The year of the Dragon – Chinese bronze sculpture could be Summer Palace discovery
Publié par Antiques Trade Gazette - The Art Market Weekly
THE YEAR OF THE DRAGON – CHINESE BRONZE SCULPTURE COULD BE SUMMER PALACE DISCOVERY
Did the final days of 2018 provide the year’s greatest discovery? Bidders who pursued a bronze dragon head from €20,000 to €3m at the Drouot in Paris on December 17 certainly thought so.
Speculation after the sale was that the 18in (45cm) high sculpture – consigned by the family of a 19th century French diplomat – was one of the five missing heads from the famous zodiac fountain in the Haiyantang area of the Yuanmingyuan (the Old Summer Palace in Beijing).
The buyer has not been disclosed but Alice Jossaume, expert in charge of the sale at Tessier & Sarrou et Associés, told ATG it had sold in the room to one of three serious competitors. The price with 25% buyer’s premium was €3m (£2.2m).

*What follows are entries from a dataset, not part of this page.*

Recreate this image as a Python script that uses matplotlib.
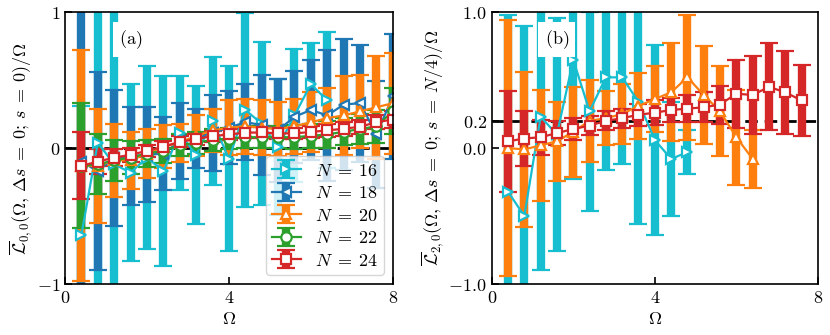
import numpy as np
import matplotlib
matplotlib.use("Agg")
import matplotlib.pyplot as plt

plt.rcParams["mathtext.fontset"] = "cm"
plt.rcParams["font.size"] = 11

# Omega grid
omega = [0.4, 0.8, 1.2, 1.6, 2.0, 2.4, 2.8, 3.2, 3.6, 4.0,
         4.4, 4.8, 5.2, 5.6, 6.0, 6.4, 6.8, 7.2, 7.6, 8.0]

# panel (a): L_{0,0}
a16 = [-0.64, 0.04, -0.12, -0.18, -0.07, -0.17, 0.11, -0.05, 0.20, -0.08,
       0.28, 0.18, 0.01, 0.24, 0.47, 0.35]
a16_err = [0.95, 1.4, 1.3, 0.65, 0.67, 0.70, 0.42, 0.51, 0.47, 0.68,
           0.71, 0.60, 0.50, 0.49, 0.30, 0.50]
a18 = [-0.10, -0.17, -0.07, -0.06, -0.05, -0.04, 0.05, 0.07, 0.11, 0.15,
       0.19, 0.17, 0.13, 0.23, 0.28, 0.24, 0.32, 0.33, 0.10, 0.38]
a18_err = [1.4, 0.73, 0.50, 0.36, 0.35, 0.27, 0.28, 0.22, 0.28, 0.27,
           0.28, 0.37, 0.38, 0.34, 0.37, 0.48, 0.48, 0.43, 0.39, 0.46]
a20 = [-0.13, -0.13, -0.09, -0.09, -0.04, 0.01, 0.04, 0.09, 0.13, 0.15,
       0.16, 0.15, 0.14, 0.16, 0.19, 0.22, 0.24, 0.27, 0.30, 0.33]
a20_err = [0.85, 0.42, 0.27, 0.21, 0.18, 0.16, 0.14, 0.15, 0.16, 0.20,
           0.20, 0.20, 0.20, 0.20, 0.22, 0.22, 0.29, 0.27, 0.38, 0.37]
a22 = [-0.13, -0.12, -0.09, -0.07, -0.04, -0.02, 0.02, 0.04, 0.06, 0.07,
       0.08, 0.08, 0.08, 0.08, 0.09, 0.10, 0.12, 0.14, 0.16, 0.27]
a22_err = [0.46, 0.22, 0.15, 0.12, 0.10, 0.09, 0.08, 0.08, 0.08, 0.08,
           0.08, 0.08, 0.08, 0.09, 0.09, 0.10, 0.10, 0.11, 0.12, 0.17]
a24 = [-0.13, -0.10, -0.07, -0.05, -0.02, 0.01, 0.046, 0.066, 0.088, 0.10,
       0.113, 0.115, 0.108, 0.108, 0.118, 0.13, 0.142, 0.157, 0.19, 0.21]
a24_err = [0.245, 0.09, 0.06, 0.05, 0.045, 0.04, 0.04, 0.04, 0.04, 0.04,
           0.04, 0.04, 0.04, 0.04, 0.045, 0.045, 0.05, 0.05, 0.05, 0.06]

# panel (b): L_{2,0}
b16 = [-0.32, -0.50, 0.23, 0.10, 0.65, 0.27, 0.52, 0.52, 0.34, 0.06, -0.08, -0.03]
b16_err = [1.3, 1.4, 1.13, 0.86, 0.88, 0.73, 0.68, 0.64, 0.90, 0.70, 0.42, 0.16]
b20 = [0.0, -0.01, 0.02, 0.05, 0.12, 0.20, 0.22, 0.25, 0.31, 0.36,
       0.41, 0.52, 0.39, 0.27, 0.08, -0.08]
b20_err = [0.94, 0.57, 0.41, 0.29, 0.33, 0.30, 0.20, 0.22, 0.24, 0.24,
           0.36, 0.46, 0.36, 0.33, 0.35, 0.21]
b24 = [0.05, 0.07, 0.08, 0.11, 0.14, 0.165, 0.20, 0.22, 0.245, 0.26,
       0.28, 0.29, 0.30, 0.32, 0.40, 0.39, 0.45, 0.41, 0.35]
b24_err = [0.37, 0.20, 0.13, 0.09, 0.08, 0.07, 0.07, 0.07, 0.08, 0.09,
           0.09, 0.10, 0.11, 0.14, 0.25, 0.29, 0.32, 0.305, 0.26]

colors = {16: "#17becf", 18: "#1f77b4", 20: "#ff7f0e", 22: "#2ca02c", 24: "#d62728"}
markers = {16: ">", 18: "<", 20: "^", 22: "o", 24: "s"}

fig = plt.figure(figsize=(8.3, 3.35), dpi=100)
ax1 = fig.add_axes([0.0783, 0.152, 0.395, 0.812])
ax2 = fig.add_axes([0.5924, 0.152, 0.393, 0.812])


def draw(ax, n, vals, errs):
    x = omega[:len(vals)]
    ax.errorbar(x, vals, yerr=errs, color=colors[n], marker=markers[n],
                markerfacecolor="white", markeredgecolor=colors[n],
                markersize=7.5, markeredgewidth=1.6, linewidth=1.6,
                elinewidth=6, capsize=6.5, capthick=2,
                label=rf"$N\;=\;{n}$")


ax1.axhline(0, color="black", linestyle="--", linewidth=2, dashes=(4.5, 2.5))
draw(ax1, 16, a16, a16_err)
draw(ax1, 18, a18, a18_err)
draw(ax1, 20, a20, a20_err)
draw(ax1, 22, a22, a22_err)
draw(ax1, 24, a24, a24_err)

ax2.axhline(0.2, color="black", linestyle="--", linewidth=2, dashes=(4.5, 2.5))
draw(ax2, 16, b16, b16_err)
draw(ax2, 20, b20, b20_err)
draw(ax2, 24, b24, b24_err)

for ax in (ax1, ax2):
    ax.set_xlim(0, 8)
    ax.set_ylim(-1, 1)
    ax.set_xticks([0, 4, 8], ["$0$", "$4$", "$8$"])
    ax.tick_params(direction="in", labelsize=13, length=5, width=1.2)
    ax.set_xlabel(r"$\Omega$", fontsize=13, labelpad=2)
    for s in ax.spines.values():
        s.set_linewidth(1.2)

ax1.set_yticks([-1, 0, 1], ["$-1$", "$0$", "$1$"])
ax2.set_yticks([-1, 0, 0.2, 1], ["$-1.0$", "$0.0$", "$0.2$", "$1.0$"])

ax1.set_ylabel(r"$\overline{\mathcal{L}}_{0,0}(\Omega,\,\Delta s\;=\;0;\,s\;=\;0)/\Omega$",
               fontsize=13, labelpad=2)
ax2.set_ylabel(r"$\overline{\mathcal{L}}_{2,0}(\Omega,\,\Delta s\;=\;0;\,s\;=\;N/4)/\Omega$",
               fontsize=13, labelpad=2)

box = dict(facecolor="white", edgecolor="none", pad=4.5)
ax1.text(0.2, 0.9, r"$\mathrm{(a)}$", transform=ax1.transAxes, fontsize=13,
         ha="center", va="center", bbox=box, zorder=5)
ax2.text(0.2, 0.9, r"$\mathrm{(b)}$", transform=ax2.transAxes, fontsize=13,
         ha="center", va="center", bbox=box, zorder=5)

ax1.legend(loc="lower right", fontsize=13, handlelength=1.6,
           labelspacing=0.25, borderpad=0.3, handletextpad=0.8)

fig.savefig("out.png", dpi=100)
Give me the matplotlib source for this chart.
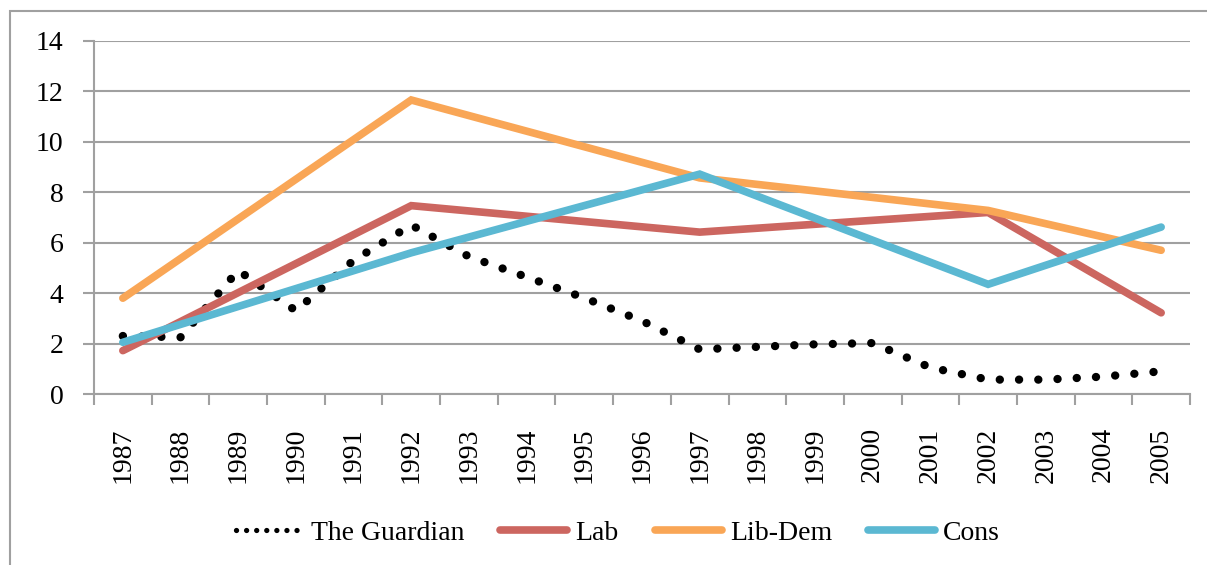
import matplotlib.pyplot as plt
from matplotlib.lines import Line2D
from matplotlib.patches import Rectangle
import numpy as np

# data
years = list(range(1987, 2006))
guardian = [2.3, 2.25, 4.9, 3.3, 5.3, 6.7, 5.45, 4.64, 3.81, 2.9, 1.77,
            1.87, 1.97, 2.02, 1.05, 0.57, 0.57, 0.69, 0.9]

election_years = [1987, 1992, 1997, 2002, 2005]
lab = [1.72, 7.47, 6.42, 7.2, 3.22]
libdem = [3.8, 11.66, 8.57, 7.28, 5.7]
cons = [2.05, 5.6, 8.72, 4.35, 6.62]

labels = ["The Guardian", "Lab", "Lib-Dem", "Cons"]
c_lab = "#CC6660"
c_libdem = "#F9A656"
c_cons = "#5BB8D2"
grid_c = "#A0A0A0"

plt.rcParams['font.family'] = ['Liberation Serif', 'DejaVu Serif']

fig = plt.figure(figsize=(12.07, 5.65), dpi=100)
W, H = 1207, 565
ax = fig.add_axes([94/W, 1-394/H, (1190-94)/W, (394-41)/H])

# outer chart border (cropped at right/bottom)
fig.patches.append(Rectangle((10/W, -0.1), 1.2, 1-11/H+0.1, transform=fig.transFigure,
                             fill=False, edgecolor=grid_c, linewidth=1.5))

ax.plot(years, guardian, color="black", linewidth=6,
        linestyle=(0, (0.01, 2.3)), dash_capstyle="round", zorder=3)
ax.plot(election_years, lab, color=c_lab, linewidth=5.5, solid_capstyle="round",
        solid_joinstyle="miter", zorder=4)
ax.plot(election_years, libdem, color=c_libdem, linewidth=5.5, solid_capstyle="round",
        solid_joinstyle="miter", zorder=4)
ax.plot(election_years, cons, color=c_cons, linewidth=5.5, solid_capstyle="round",
        solid_joinstyle="miter", zorder=5)

ax.set_xlim(1986.5, 2005.5)
ax.set_ylim(0, 14)
ax.set_yticks(np.arange(0, 15, 2))
ax.set_xticks(np.arange(1986.5, 2006, 1))
ax.set_xticklabels([])
ax.set_xticks(years, minor=True)
ax.set_xticklabels([str(y) for y in years], minor=True, rotation=90, fontsize=20)
ax.tick_params(axis="x", which="minor", length=0, pad=24)
ax.tick_params(axis="x", which="major", length=8, width=1.5, color=grid_c)
ax.tick_params(axis="y", length=8, width=1.5, color=grid_c, labelsize=20, pad=14)

ax.grid(axis="y", color=grid_c, linewidth=1.5, zorder=0)
ax.set_axisbelow(True)
for s in ["top", "right"]:
    ax.spines[s].set_visible(False)
for s in ["left", "bottom"]:
    ax.spines[s].set_color(grid_c)
    ax.spines[s].set_linewidth(1.5)

handles = [
    Line2D([], [], color="black", linewidth=3.8, linestyle=(0, (0.01, 1.9)),
           dash_capstyle="round"),
    Line2D([], [], color=c_lab, linewidth=5.5, solid_capstyle="round"),
    Line2D([], [], color=c_libdem, linewidth=5.5, solid_capstyle="round"),
    Line2D([], [], color=c_cons, linewidth=5.5, solid_capstyle="round"),
]
fig.legend(handles, labels, loc="center", bbox_to_anchor=(0.512, 1-533/H), ncol=4,
           frameon=False, fontsize=20, handlelength=2.4, handletextpad=0.3,
           columnspacing=1.3)

fig.savefig("out.png", dpi=100)
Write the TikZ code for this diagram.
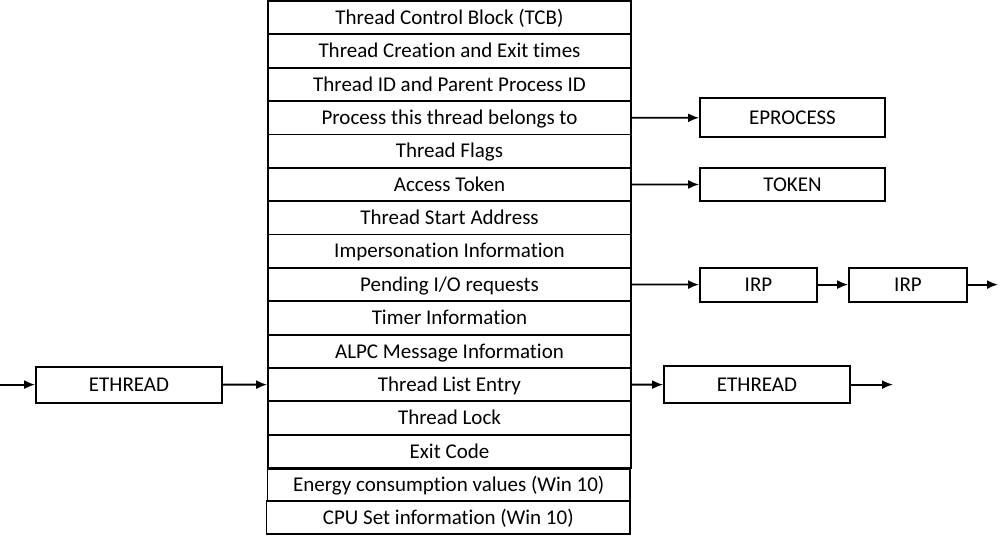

The fountain heads, designed by the Italian Jesuit Giuseppe Castiglione (1688-1766) for the Qianlong emperor, have assumed a special, and highly sensitive, place in China’s cultural heritage.
Although they amount to just 12 of the estimated million-plus items that were removed after French and British forces sacked the Yuanmingyuan in the final act of the Second Opium War (October 1860), they have become totemic of China’s century of humiliation at the hands of imperial Western powers.